**GOAL:** Skip all pictures, then copy the lines from the start of the data through the line with "(0,0) rectangle (1500,439);", keeping both ends.
#### AVAILABLE DATA
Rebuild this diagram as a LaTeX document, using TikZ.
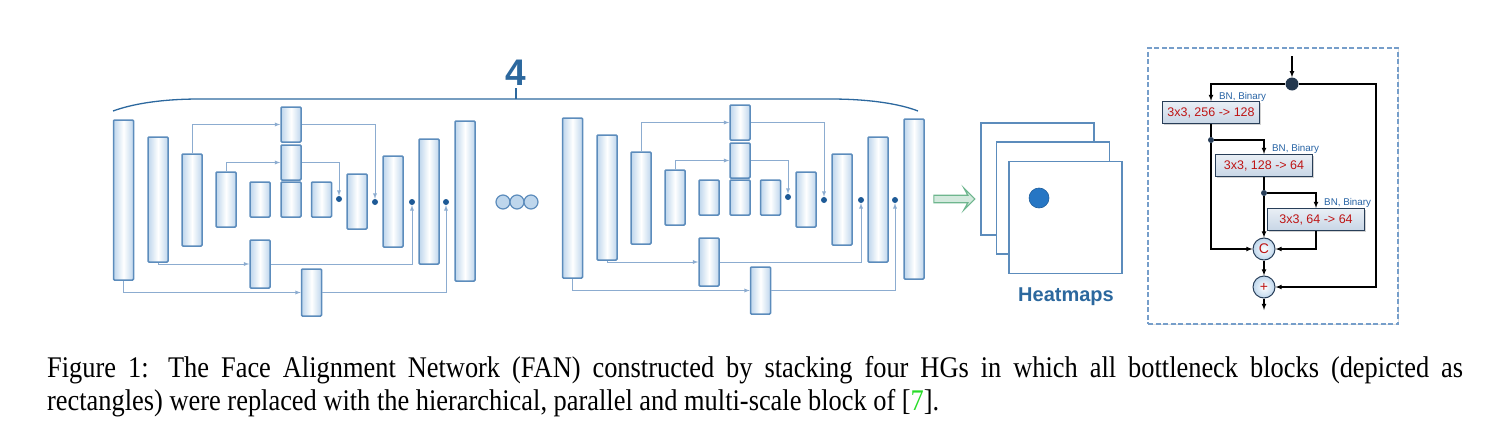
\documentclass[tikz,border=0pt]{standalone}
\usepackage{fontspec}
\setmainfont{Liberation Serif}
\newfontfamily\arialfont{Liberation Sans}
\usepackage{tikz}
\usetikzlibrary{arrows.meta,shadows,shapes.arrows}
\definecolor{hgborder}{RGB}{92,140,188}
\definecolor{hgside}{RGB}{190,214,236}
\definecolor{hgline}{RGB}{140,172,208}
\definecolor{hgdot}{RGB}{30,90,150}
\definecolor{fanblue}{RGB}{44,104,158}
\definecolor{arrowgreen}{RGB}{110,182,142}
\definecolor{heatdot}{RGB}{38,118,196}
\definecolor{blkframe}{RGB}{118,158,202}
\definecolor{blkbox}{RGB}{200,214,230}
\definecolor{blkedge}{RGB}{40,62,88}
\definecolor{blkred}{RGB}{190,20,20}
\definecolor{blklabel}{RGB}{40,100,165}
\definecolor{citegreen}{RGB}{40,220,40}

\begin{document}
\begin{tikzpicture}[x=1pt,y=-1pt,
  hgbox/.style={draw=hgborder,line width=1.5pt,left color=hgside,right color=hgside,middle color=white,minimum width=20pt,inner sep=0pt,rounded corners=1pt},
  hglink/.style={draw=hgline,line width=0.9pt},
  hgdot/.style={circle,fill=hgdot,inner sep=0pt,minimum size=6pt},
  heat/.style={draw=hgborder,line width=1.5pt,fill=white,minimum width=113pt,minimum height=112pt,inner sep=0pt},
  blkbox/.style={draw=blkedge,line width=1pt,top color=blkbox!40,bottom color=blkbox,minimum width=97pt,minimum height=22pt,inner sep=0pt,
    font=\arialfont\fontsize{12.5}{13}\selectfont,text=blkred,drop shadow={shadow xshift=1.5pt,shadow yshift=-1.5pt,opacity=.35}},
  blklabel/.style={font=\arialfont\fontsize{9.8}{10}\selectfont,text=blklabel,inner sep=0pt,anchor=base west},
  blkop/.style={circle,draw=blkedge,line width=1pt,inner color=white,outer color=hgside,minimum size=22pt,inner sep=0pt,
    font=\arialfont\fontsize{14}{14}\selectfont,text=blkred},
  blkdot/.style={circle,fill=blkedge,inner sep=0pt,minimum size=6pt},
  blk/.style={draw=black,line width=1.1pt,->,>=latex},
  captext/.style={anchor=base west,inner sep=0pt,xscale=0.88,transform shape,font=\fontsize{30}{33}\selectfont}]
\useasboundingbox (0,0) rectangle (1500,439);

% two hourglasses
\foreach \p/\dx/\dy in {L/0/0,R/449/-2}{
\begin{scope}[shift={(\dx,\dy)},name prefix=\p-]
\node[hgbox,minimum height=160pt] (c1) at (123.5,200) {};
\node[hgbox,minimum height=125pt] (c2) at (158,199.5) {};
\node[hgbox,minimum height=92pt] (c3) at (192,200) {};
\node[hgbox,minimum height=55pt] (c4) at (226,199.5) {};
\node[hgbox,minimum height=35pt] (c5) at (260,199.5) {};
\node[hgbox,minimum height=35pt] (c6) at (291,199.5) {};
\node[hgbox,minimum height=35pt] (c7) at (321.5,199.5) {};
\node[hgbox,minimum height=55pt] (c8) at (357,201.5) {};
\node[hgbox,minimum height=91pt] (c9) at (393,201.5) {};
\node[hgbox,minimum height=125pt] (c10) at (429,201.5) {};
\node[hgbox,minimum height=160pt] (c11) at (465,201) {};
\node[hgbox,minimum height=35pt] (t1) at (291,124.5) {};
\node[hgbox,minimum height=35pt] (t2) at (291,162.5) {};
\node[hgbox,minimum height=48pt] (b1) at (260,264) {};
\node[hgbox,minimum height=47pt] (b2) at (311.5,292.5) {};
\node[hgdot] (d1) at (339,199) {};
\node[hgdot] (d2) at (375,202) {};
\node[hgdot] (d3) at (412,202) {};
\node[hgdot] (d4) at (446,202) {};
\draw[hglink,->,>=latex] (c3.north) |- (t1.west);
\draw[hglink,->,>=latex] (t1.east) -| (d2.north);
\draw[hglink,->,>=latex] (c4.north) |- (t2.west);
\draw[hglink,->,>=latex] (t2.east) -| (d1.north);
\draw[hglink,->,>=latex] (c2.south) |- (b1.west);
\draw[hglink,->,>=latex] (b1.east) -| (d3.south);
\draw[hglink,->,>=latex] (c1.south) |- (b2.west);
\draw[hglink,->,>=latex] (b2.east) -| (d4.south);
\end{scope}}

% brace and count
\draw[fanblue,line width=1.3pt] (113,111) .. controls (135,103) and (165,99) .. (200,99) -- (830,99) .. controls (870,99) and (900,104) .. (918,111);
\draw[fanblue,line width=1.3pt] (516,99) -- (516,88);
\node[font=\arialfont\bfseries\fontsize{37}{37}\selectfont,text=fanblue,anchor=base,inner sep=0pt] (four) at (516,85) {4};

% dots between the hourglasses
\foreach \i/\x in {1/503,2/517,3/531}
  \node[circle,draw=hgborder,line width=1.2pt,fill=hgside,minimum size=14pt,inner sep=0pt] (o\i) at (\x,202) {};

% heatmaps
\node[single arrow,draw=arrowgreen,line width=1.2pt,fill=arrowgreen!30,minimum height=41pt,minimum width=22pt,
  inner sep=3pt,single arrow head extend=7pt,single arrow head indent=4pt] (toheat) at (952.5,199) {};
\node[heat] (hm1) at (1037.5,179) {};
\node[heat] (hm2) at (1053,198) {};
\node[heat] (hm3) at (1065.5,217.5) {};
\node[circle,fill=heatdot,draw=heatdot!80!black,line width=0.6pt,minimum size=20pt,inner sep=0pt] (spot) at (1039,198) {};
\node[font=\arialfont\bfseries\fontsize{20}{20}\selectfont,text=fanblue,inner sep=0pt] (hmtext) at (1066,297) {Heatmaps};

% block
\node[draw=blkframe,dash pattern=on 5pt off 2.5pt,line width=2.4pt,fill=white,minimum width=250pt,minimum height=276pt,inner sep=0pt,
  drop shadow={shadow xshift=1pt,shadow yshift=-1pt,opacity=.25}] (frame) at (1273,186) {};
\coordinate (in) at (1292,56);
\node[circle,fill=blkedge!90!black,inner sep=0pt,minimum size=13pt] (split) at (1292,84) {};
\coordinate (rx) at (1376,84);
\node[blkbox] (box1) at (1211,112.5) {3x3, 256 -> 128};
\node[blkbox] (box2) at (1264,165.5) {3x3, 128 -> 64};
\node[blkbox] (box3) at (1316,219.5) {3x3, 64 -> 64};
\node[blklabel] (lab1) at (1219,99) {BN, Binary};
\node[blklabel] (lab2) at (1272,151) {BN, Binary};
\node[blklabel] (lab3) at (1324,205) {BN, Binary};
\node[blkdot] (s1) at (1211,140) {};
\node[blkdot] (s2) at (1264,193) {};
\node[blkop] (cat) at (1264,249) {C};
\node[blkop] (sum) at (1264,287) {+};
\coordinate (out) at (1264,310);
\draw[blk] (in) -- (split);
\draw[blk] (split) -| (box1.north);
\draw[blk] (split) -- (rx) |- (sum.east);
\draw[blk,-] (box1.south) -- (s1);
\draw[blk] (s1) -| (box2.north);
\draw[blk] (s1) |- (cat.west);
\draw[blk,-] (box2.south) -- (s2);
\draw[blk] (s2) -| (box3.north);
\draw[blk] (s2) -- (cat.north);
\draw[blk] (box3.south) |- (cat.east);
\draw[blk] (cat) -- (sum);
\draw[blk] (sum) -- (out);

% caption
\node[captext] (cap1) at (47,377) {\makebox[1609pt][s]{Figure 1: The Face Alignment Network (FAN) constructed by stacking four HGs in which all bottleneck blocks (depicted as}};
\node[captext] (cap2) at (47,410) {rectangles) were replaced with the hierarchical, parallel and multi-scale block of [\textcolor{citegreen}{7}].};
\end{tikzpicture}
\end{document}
########
**EXERCISE OUTPUT:**
Rebuild this diagram as a LaTeX document, using TikZ.
\documentclass[tikz,border=0pt]{standalone}
\usepackage{fontspec}
\setmainfont{Liberation Serif}
\newfontfamily\arialfont{Liberation Sans}
\usepackage{tikz}
\usetikzlibrary{arrows.meta,shadows,shapes.arrows}
\definecolor{hgborder}{RGB}{92,140,188}
\definecolor{hgside}{RGB}{190,214,236}
\definecolor{hgline}{RGB}{140,172,208}
\definecolor{hgdot}{RGB}{30,90,150}
\definecolor{fanblue}{RGB}{44,104,158}
\definecolor{arrowgreen}{RGB}{110,182,142}
\definecolor{heatdot}{RGB}{38,118,196}
\definecolor{blkframe}{RGB}{118,158,202}
\definecolor{blkbox}{RGB}{200,214,230}
\definecolor{blkedge}{RGB}{40,62,88}
\definecolor{blkred}{RGB}{190,20,20}
\definecolor{blklabel}{RGB}{40,100,165}
\definecolor{citegreen}{RGB}{40,220,40}

\begin{document}
\begin{tikzpicture}[x=1pt,y=-1pt,
  hgbox/.style={draw=hgborder,line width=1.5pt,left color=hgside,right color=hgside,middle color=white,minimum width=20pt,inner sep=0pt,rounded corners=1pt},
  hglink/.style={draw=hgline,line width=0.9pt},
  hgdot/.style={circle,fill=hgdot,inner sep=0pt,minimum size=6pt},
  heat/.style={draw=hgborder,line width=1.5pt,fill=white,minimum width=113pt,minimum height=112pt,inner sep=0pt},
  blkbox/.style={draw=blkedge,line width=1pt,top color=blkbox!40,bottom color=blkbox,minimum width=97pt,minimum height=22pt,inner sep=0pt,
    font=\arialfont\fontsize{12.5}{13}\selectfont,text=blkred,drop shadow={shadow xshift=1.5pt,shadow yshift=-1.5pt,opacity=.35}},
  blklabel/.style={font=\arialfont\fontsize{9.8}{10}\selectfont,text=blklabel,inner sep=0pt,anchor=base west},
  blkop/.style={circle,draw=blkedge,line width=1pt,inner color=white,outer color=hgside,minimum size=22pt,inner sep=0pt,
    font=\arialfont\fontsize{14}{14}\selectfont,text=blkred},
  blkdot/.style={circle,fill=blkedge,inner sep=0pt,minimum size=6pt},
  blk/.style={draw=black,line width=1.1pt,->,>=latex},
  captext/.style={anchor=base west,inner sep=0pt,xscale=0.88,transform shape,font=\fontsize{30}{33}\selectfont}]
\useasboundingbox (0,0) rectangle (1500,439);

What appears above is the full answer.